REQUIRED WORK -> Give back the full listing, character for character, with no pictures.

EXTRACTED ENTRIES ->
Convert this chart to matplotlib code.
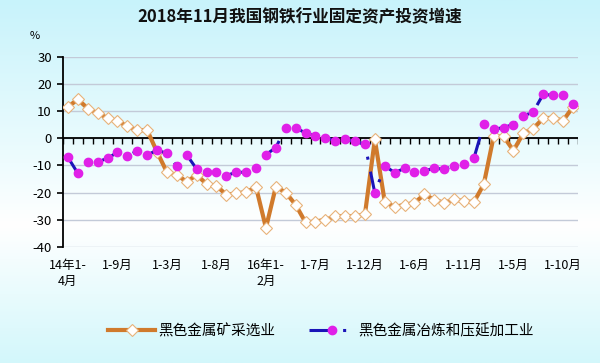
import numpy as np
import matplotlib
matplotlib.use('Agg')
import matplotlib.pyplot as plt
from matplotlib.colors import LinearSegmentedColormap

plt.rcParams['font.family'] = ['Noto Sans CJK SC', 'DejaVu Sans']
plt.rcParams['axes.unicode_minus'] = False

# 数据 (2014年1-4月 ~ 2018年1-11月, 累计同比 %)
kuangcai = [11.6, 14.4, 11.0, 9.3, 7.5, 6.3, 4.5, 3.0, 3.0, -5.0,
            -12.5, -13.5, -16.0, -13.5, -16.8, -17.5, -20.8, -20.3, -19.8, -18.0,
            -33.0, -17.8, -20.0, -24.5, -31.0, -30.7, -30.0, -28.8, -28.7, -28.8,
            -28.0, -0.4, -23.4, -25.3, -24.5, -23.8, -20.7, -22.6, -23.8, -22.5,
            -23.2, -23.5, -17.0, 0.7, 0.7, -4.5, 1.9, 3.6, 7.4, 7.6,
            6.5, 11.5]
yelian = [-7.0, -12.9, -8.6, -8.6, -7.4, -5.1, -6.4, -4.7, -6.1, -4.4,
          -5.5, -10.2, -6.1, -11.3, -12.5, -12.5, -13.7, -12.5, -12.5, -11.0,
          -6.0, -3.4, 4.0, 4.0, 1.9, 0.9, 0.3, -0.9, -0.4, -1.1,
          -2.2, -20.2, -10.2, -12.6, -11.1, -12.3, -12.0, -11.0, -11.4, -10.2,
          -9.4, -7.4, 5.2, 3.3, 4.0, 5.1, 8.2, 9.8, 16.2, 15.9,
          15.9, 12.8]
tick_labels = ['14年1-\n4月', '1-9月', '1-3月', '1-8月', '16年1-\n2月', '1-7月',
               '1-12月', '1-6月', '1-11月', '1-5月', '1-10月']
tick_step = 5

n = len(kuangcai)
x = np.arange(n)
ymin, ymax = -40, 30

fig = plt.figure(figsize=(6, 3.63), dpi=100)

# 背景渐变
bg = fig.add_axes([0, 0, 1, 1], zorder=-1)
cmap = LinearSegmentedColormap.from_list(
    'bg', [(0, '#c8f3fb'), (0.45, '#eefcfe'), (0.62, '#ffffff'), (1, '#d3f7fb')])
bg.imshow(np.linspace(0, 1, 256).reshape(-1, 1), aspect='auto', cmap=cmap,
          extent=[0, 1, 0, 1])
bg.axis('off')

ax = fig.add_axes([0.105, 0.32, 0.858, 0.523])
ax.set_facecolor('none')

# 0 轴线和刻度
ax.axhline(0, color='black', lw=1.3, zorder=2)
ax.vlines(np.arange(-0.5, n, 1), -1.9, 0, color='black', lw=1, zorder=2)

ax.plot(x, kuangcai, color='#d07a2c', lw=3, marker='D', ms=6.5,
        mfc='white', mec='#e8b27a', mew=0.8, label='黑色金属矿采选业', zorder=3)
ax.plot(x, yelian, color='#1a14b8', lw=2.2, linestyle=(0, (7, 4, 1, 4)),
        marker='o', ms=6, mfc='#e020e8', mec='#e020e8', label='黑色金属冶炼和压延加工业',
        zorder=4)

ax.set_xlim(-0.5, n - 0.5)
ax.set_ylim(ymin, ymax)
ax.set_yticks(np.arange(ymin, ymax + 1, 10))
ax.yaxis.grid(True, color='#c3cad8', lw=1)
ax.set_axisbelow(True)
ax.tick_params(axis='y', direction='out', length=4, width=1.2, labelsize=9.5, pad=4)
ax.set_xticks(x[::tick_step])
ax.set_xticklabels(tick_labels, fontsize=9, linespacing=1.3, va='top')
ax.tick_params(axis='x', length=0, pad=9)
for s in ['top', 'right', 'bottom']:
    ax.spines[s].set_visible(False)
ax.spines['left'].set_linewidth(1.3)

fig.text(300 / 600, 1 - 17 / 363, '2018年11月我国钢铁行业固定资产投资增速',
         ha='center', va='center', fontsize=12, fontweight='bold', color='#111111')
fig.text(35 / 600, 1 - 36 / 363, '%', ha='center', va='center', fontsize=8)

fig.legend(loc='center', bbox_to_anchor=(0.535, 1 - 331 / 363), ncol=2, frameon=False,
           fontsize=10.5, handlelength=3.2, columnspacing=2.3, handletextpad=0.2,
           numpoints=1)

fig.savefig('out.png', dpi=100)
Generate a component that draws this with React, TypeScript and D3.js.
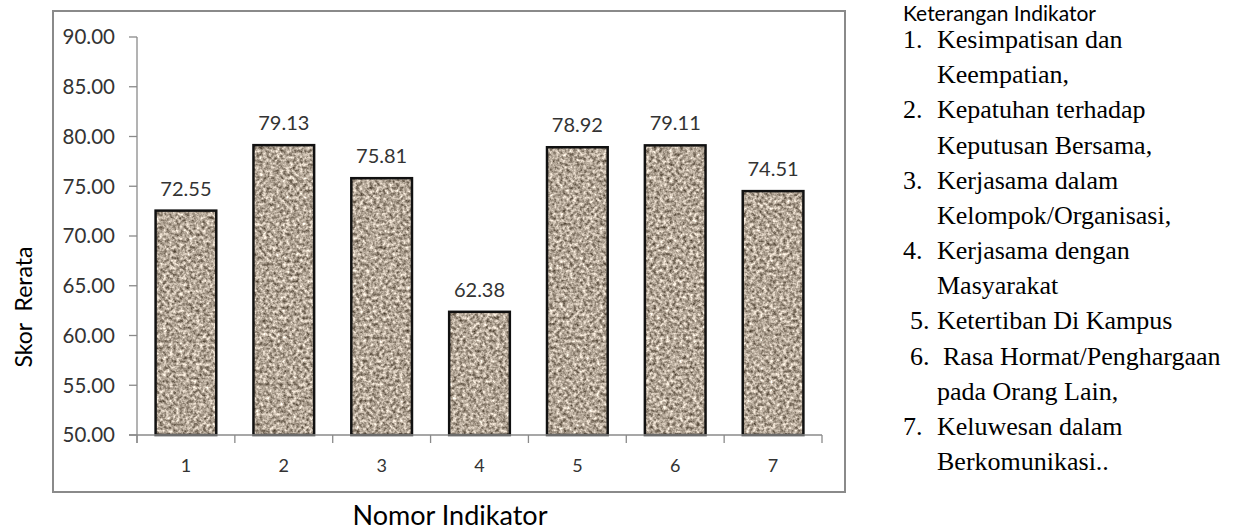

TASK RESPONSE ->
Convert this chart to matplotlib code.
import numpy as np
import matplotlib
matplotlib.use('Agg')
import matplotlib.pyplot as plt
from matplotlib.colors import LinearSegmentedColormap

plt.rcParams['font.family'] = ['Noto Sans CJK SC', 'DejaVu Sans']
plt.rcParams['axes.unicode_minus'] = False

# 数据 (2014年1-4月 ~ 2018年1-11月, 累计同比 %)
kuangcai = [11.6, 14.4, 11.0, 9.3, 7.5, 6.3, 4.5, 3.0, 3.0, -5.0,
            -12.5, -13.5, -16.0, -13.5, -16.8, -17.5, -20.8, -20.3, -19.8, -18.0,
            -33.0, -17.8, -20.0, -24.5, -31.0, -30.7, -30.0, -28.8, -28.7, -28.8,
            -28.0, -0.4, -23.4, -25.3, -24.5, -23.8, -20.7, -22.6, -23.8, -22.5,
            -23.2, -23.5, -17.0, 0.7, 0.7, -4.5, 1.9, 3.6, 7.4, 7.6,
            6.5, 11.5]
yelian = [-7.0, -12.9, -8.6, -8.6, -7.4, -5.1, -6.4, -4.7, -6.1, -4.4,
          -5.5, -10.2, -6.1, -11.3, -12.5, -12.5, -13.7, -12.5, -12.5, -11.0,
          -6.0, -3.4, 4.0, 4.0, 1.9, 0.9, 0.3, -0.9, -0.4, -1.1,
          -2.2, -20.2, -10.2, -12.6, -11.1, -12.3, -12.0, -11.0, -11.4, -10.2,
          -9.4, -7.4, 5.2, 3.3, 4.0, 5.1, 8.2, 9.8, 16.2, 15.9,
          15.9, 12.8]
tick_labels = ['14年1-\n4月', '1-9月', '1-3月', '1-8月', '16年1-\n2月', '1-7月',
               '1-12月', '1-6月', '1-11月', '1-5月', '1-10月']
tick_step = 5

n = len(kuangcai)
x = np.arange(n)
ymin, ymax = -40, 30

fig = plt.figure(figsize=(6, 3.63), dpi=100)

# 背景渐变
bg = fig.add_axes([0, 0, 1, 1], zorder=-1)
cmap = LinearSegmentedColormap.from_list(
    'bg', [(0, '#c8f3fb'), (0.45, '#eefcfe'), (0.62, '#ffffff'), (1, '#d3f7fb')])
bg.imshow(np.linspace(0, 1, 256).reshape(-1, 1), aspect='auto', cmap=cmap,
          extent=[0, 1, 0, 1])
bg.axis('off')

ax = fig.add_axes([0.105, 0.32, 0.858, 0.523])
ax.set_facecolor('none')

# 0 轴线和刻度
ax.axhline(0, color='black', lw=1.3, zorder=2)
ax.vlines(np.arange(-0.5, n, 1), -1.9, 0, color='black', lw=1, zorder=2)

ax.plot(x, kuangcai, color='#d07a2c', lw=3, marker='D', ms=6.5,
        mfc='white', mec='#e8b27a', mew=0.8, label='黑色金属矿采选业', zorder=3)
ax.plot(x, yelian, color='#1a14b8', lw=2.2, linestyle=(0, (7, 4, 1, 4)),
        marker='o', ms=6, mfc='#e020e8', mec='#e020e8', label='黑色金属冶炼和压延加工业',
        zorder=4)

ax.set_xlim(-0.5, n - 0.5)
ax.set_ylim(ymin, ymax)
ax.set_yticks(np.arange(ymin, ymax + 1, 10))
ax.yaxis.grid(True, color='#c3cad8', lw=1)
ax.set_axisbelow(True)
ax.tick_params(axis='y', direction='out', length=4, width=1.2, labelsize=9.5, pad=4)
ax.set_xticks(x[::tick_step])
ax.set_xticklabels(tick_labels, fontsize=9, linespacing=1.3, va='top')
ax.tick_params(axis='x', length=0, pad=9)
for s in ['top', 'right', 'bottom']:
    ax.spines[s].set_visible(False)
ax.spines['left'].set_linewidth(1.3)

fig.text(300 / 600, 1 - 17 / 363, '2018年11月我国钢铁行业固定资产投资增速',
         ha='center', va='center', fontsize=12, fontweight='bold', color='#111111')
fig.text(35 / 600, 1 - 36 / 363, '%', ha='center', va='center', fontsize=8)

fig.legend(loc='center', bbox_to_anchor=(0.535, 1 - 331 / 363), ncol=2, frameon=False,
           fontsize=10.5, handlelength=3.2, columnspacing=2.3, handletextpad=0.2,
           numpoints=1)

fig.savefig('out.png', dpi=100)
Generate a component that draws this with React, TypeScript and D3.js.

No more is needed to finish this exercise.